The scenery was beautiful. A Vietnamese couple who had gone ahead had parked and were taking pictures, so I stopped nearby and took some too. It looked just like that view from Kiki's Delivery Service.

We continued along the winding road and finally reached the transfer point. It felt like we'd crossed a mountain. I paid the parking fee and boarded the bus. I was the only passenger. We headed to the beach in a huge van.


The beach we arrived at was small but incredibly beautiful. Compared to Okinawa the water there might be clearer, but this was an abundant emerald green. Most striking was that there were almost no foreigners—just one European man with a Vietnamese woman; otherwise it was entirely Vietnamese tourists. It made me think how big the world is.

A beach surrounded by mountains with windmills and cliffs—it felt like a Ghibli world. I walked from end to end, taking photos and videos. By the time I was done I was getting hungry.


It was because I'd only eaten a banana today. I looked at a few restaurants and ordered rice, pork ribs, and kiwi yogurt at one that seemed busy. The rice was enormous—maybe meant for a family. The pork ribs were the right amount, and I ended up eating them all by myself.

Next was swimming time. I looked for a place to put my stuff, but the areas under the parasols cost money and I didn't know who to ask. I thought whatever and left my backpack on the beach and swam. It felt amazing. It was past 5 p.m., the sun was weaker, and it was cool. Only a few people were swimming; most had already left.

After swimming for about 20 minutes I drank a coconut. It was 50,000 đồng—kind of pricey but good for mineral replenishment. The return bus was packed with Vietnamese tourists.

We returned to the transfer point and rode the bike back. The steep slopes were scary, but the scenery was so beautiful I couldn't help but film it. I held the Osmo Pocket in my left hand and desperately braked with my right as I rode. And that's how the Ky Co Beach trip ended.
I stopped by the guesthouse to rest a bit, changed, and then set off again. I rode 20 km toward the town. I thought I wouldn't get lost, but of course I got confused along the way and had to check the map while heading to a gas station.

Showing the phrase "Fill it up" on a translation app didn't get through; I was replied to with gestures. I thought it was rude, but maybe that's normal in Vietnam. When I told the guy next to me the same thing, he filled it up right away. 40,000 đồng. Cheap.
Feeling relieved, I went to a Japanese restaurant. I wanted to try a different place to judge which was best. Parking always makes me nervous. I almost hit something turning right and it was a scare. Flustered, I parked badly, but it's all experience.
I ordered fried salmon sushi. It tasted good but the staff were curt. The wait, about 15 minutes, felt long. Maybe it's just me being Japanese. The salmon pieces were too small, so I won't go back here.

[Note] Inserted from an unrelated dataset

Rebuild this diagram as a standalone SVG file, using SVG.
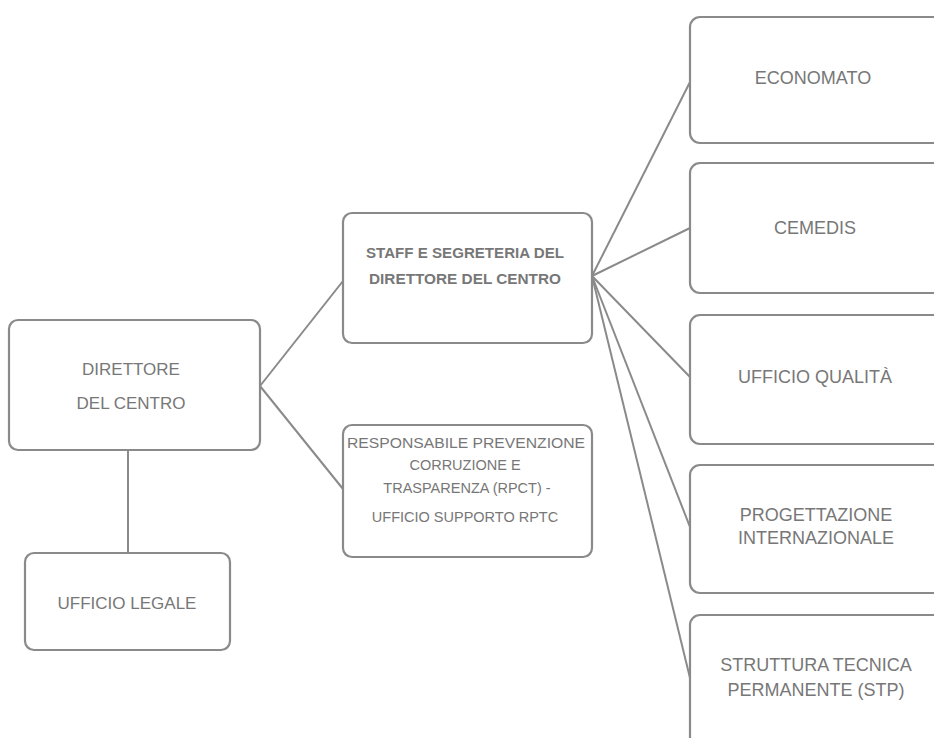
<svg xmlns="http://www.w3.org/2000/svg" width="934" height="738" viewBox="0 0 934 738">
<style>
.box{fill:#ffffff;stroke:#8a8a8a;stroke-width:2.2}
.t{font-family:"Liberation Sans",Arial,sans-serif;fill:#777777;text-anchor:middle;dominant-baseline:central}
.lg{font-size:18px}
.md{font-size:17px}
.sm{font-size:14.5px;font-weight:bold}
.rp{font-size:14.5px}
.con line{stroke:#8a8a8a;stroke-width:2;fill:none}
</style>
<rect width="934" height="738" fill="#ffffff"/>
<g class="con" id="connectors">
<line x1="260" y1="386" x2="343" y2="281"/>
<line x1="260" y1="386" x2="343" y2="489"/>
<line x1="128" y1="450" x2="128" y2="553"/>
<line x1="592" y1="276" x2="690" y2="82"/>
<line x1="592" y1="276" x2="690" y2="228"/>
<line x1="592" y1="276" x2="690" y2="377"/>
<line x1="592" y1="276" x2="690" y2="527"/>
<line x1="592" y1="276" x2="690" y2="678"/>
</g>
<g id="direttore">
<rect class="box" x="9" y="320" width="251" height="130" rx="9"/>
<text class="t md" x="131" y="369">DIRETTORE</text>
<text class="t md" x="131" y="403">DEL CENTRO</text>
</g>
<g id="ufficio-legale">
<rect class="box" x="25" y="553" width="205" height="97" rx="9"/>
<text class="t md" x="127" y="603">UFFICIO LEGALE</text>
</g>
<g id="staff">
<rect class="box" x="343" y="213" width="249" height="130" rx="9"/>
<text class="t sm" x="465" y="253" textLength="198" lengthAdjust="spacingAndGlyphs">STAFF E SEGRETERIA DEL</text>
<text class="t sm" x="465" y="279" textLength="192" lengthAdjust="spacingAndGlyphs">DIRETTORE DEL CENTRO</text>
</g>
<g id="rpct">
<rect class="box" x="343" y="425" width="249" height="132" rx="9"/>
<text class="t rp" x="466" y="443" textLength="238" lengthAdjust="spacingAndGlyphs">RESPONSABILE PREVENZIONE</text>
<text class="t rp" x="465" y="465">CORRUZIONE E</text>
<text class="t rp" x="467" y="488">TRASPARENZA (RPCT) -</text>
<text class="t rp" x="465" y="517">UFFICIO SUPPORTO RPTC</text>
</g>
<g id="economato">
<rect class="box" x="690" y="17" width="260" height="126" rx="10"/>
<text class="t lg" x="813" y="78">ECONOMATO</text>
</g>
<g id="cemedis">
<rect class="box" x="690" y="163" width="260" height="130" rx="10"/>
<text class="t lg" x="815" y="228">CEMEDIS</text>
</g>
<g id="ufficio-qualita">
<rect class="box" x="690" y="315" width="260" height="129" rx="10"/>
<text class="t lg" x="815" y="377">UFFICIO QUALITÀ</text>
</g>
<g id="progettazione">
<rect class="box" x="690" y="465" width="260" height="128" rx="10"/>
<text class="t lg" x="816" y="515">PROGETTAZIONE</text>
<text class="t lg" x="816" y="538">INTERNAZIONALE</text>
</g>
<g id="stp">
<rect class="box" x="690" y="615" width="260" height="140" rx="10"/>
<text class="t lg" x="816" y="665">STRUTTURA TECNICA</text>
<text class="t lg" x="816" y="690">PERMANENTE (STP)</text>
</g>
</svg>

On the way back it turned into a bit of a race and I hit around 80 km/h. With a straight face I concentrated every nerve on driving. I must have been in the flow. Looking to the side it looked like a plane taking off, and I thought it'd be great if I could just fly like that.
I arrived at the hotel earlier than I thought. I made plans with Huy, who was outside, to go watch the sunset together tomorrow at 5 p.m. We exchanged Facebook info. He seems very self-critical, which applies to me as well. I should allow myself more self-acceptance. After all, I'm the only one who will truly affirm myself.

So I wrote in my journal at the hotel, did some work, and went to sleep.
Oh, I finished booking a hostel in Hanoi.